Keep in mind that this was a head office decision and then a PR release. 12 hours later your branch doesn’t know what this means, what the parameters are, etc. So calling them today will likely result in just being frustrated – or declined. And remember that the banks are not gifting you one nickel. A deferral is only the ability to pay later. It will also likely be the principal portion of your mortgage since the interest is their income. Take your mortgage balance times the rate divided by 12 and you’ll know how much interest you’ll be paying this month. You may need to still pay the interest but can defer the principal portion of your payment. If you’ve had a mortgage for less than maybe 10 years, that could be as little as one-tenth of your payment – and that’s not much relief…But we’ll find out.

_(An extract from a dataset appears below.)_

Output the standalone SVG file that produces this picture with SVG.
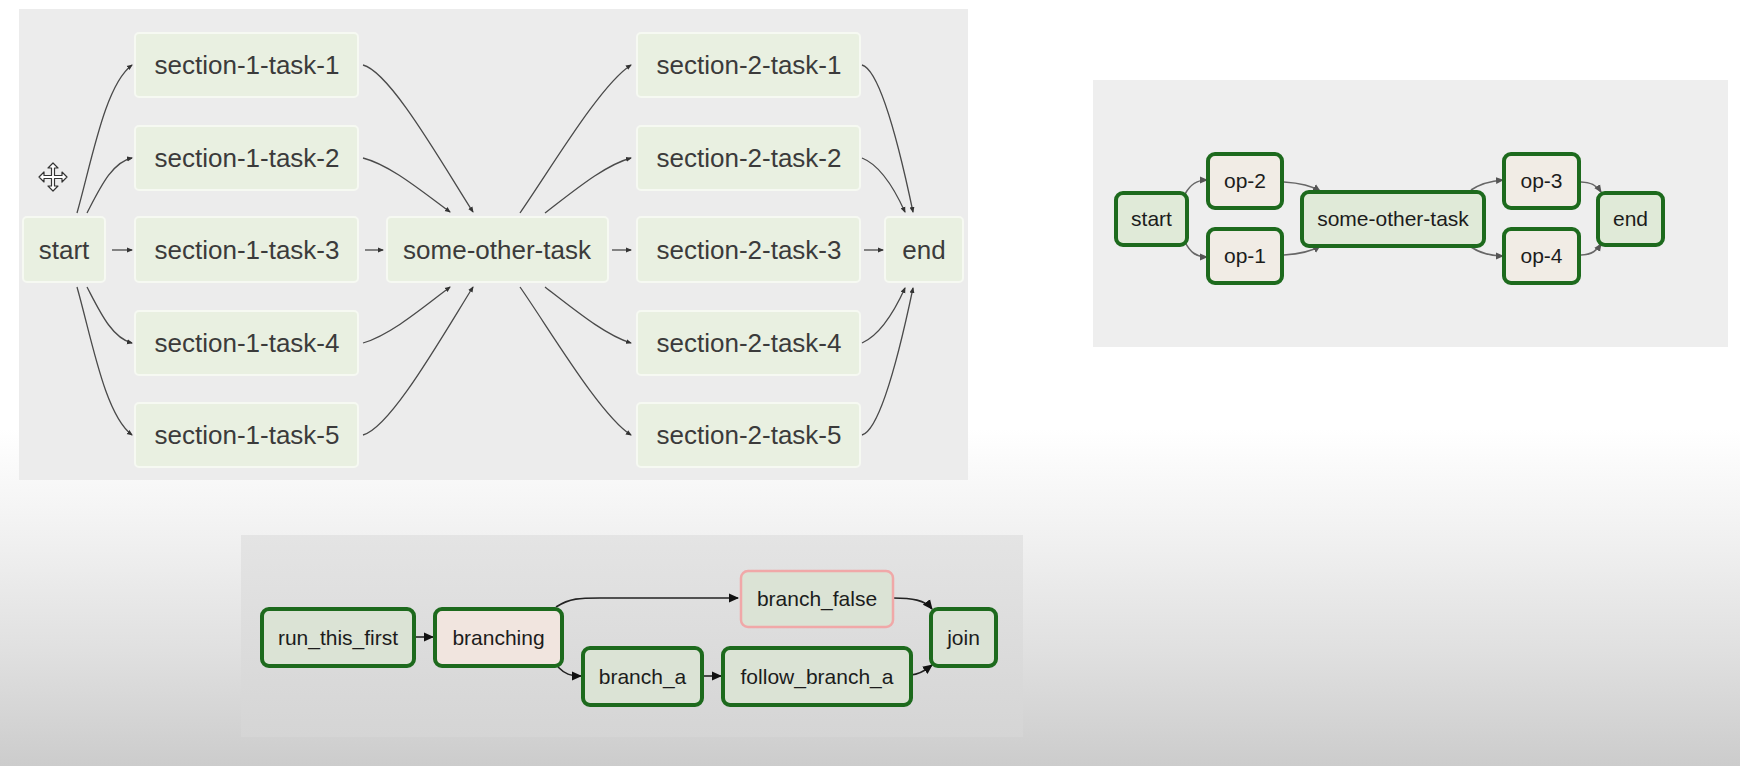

Also in that same announcement, some of the banks, notably CIBC and RBC will be limiting their hours at some branches in some areas while other branches will simply close.

Reluctant as they may have been, the banks have also passed on the full prime rate decreases. That makes the basis of most borrowing now 2.95%.

If you took our advice and held off renewing your mortgage, you’ve just saved yourself one percent. On a $300,000 mortgage that amounts to $250 a month in interest savings or $15,000 if you lock it in for a new five-year term.

At this point, the rate decrease isn’t likely to fuel demand for more borrowing or a spike in home sales. We’re in a new world for a few months. This is the Bank of Canada making sure that the economy does not seize up. Remember that dropping rates is horrible for lenders. Their profits come from the spread between what they pay for deposits and the higher rate they get from lending – and that’s shrunk significantly. They’re also faced with an increase in loan loss provisions (setting money aside for defaults) and higher default rates.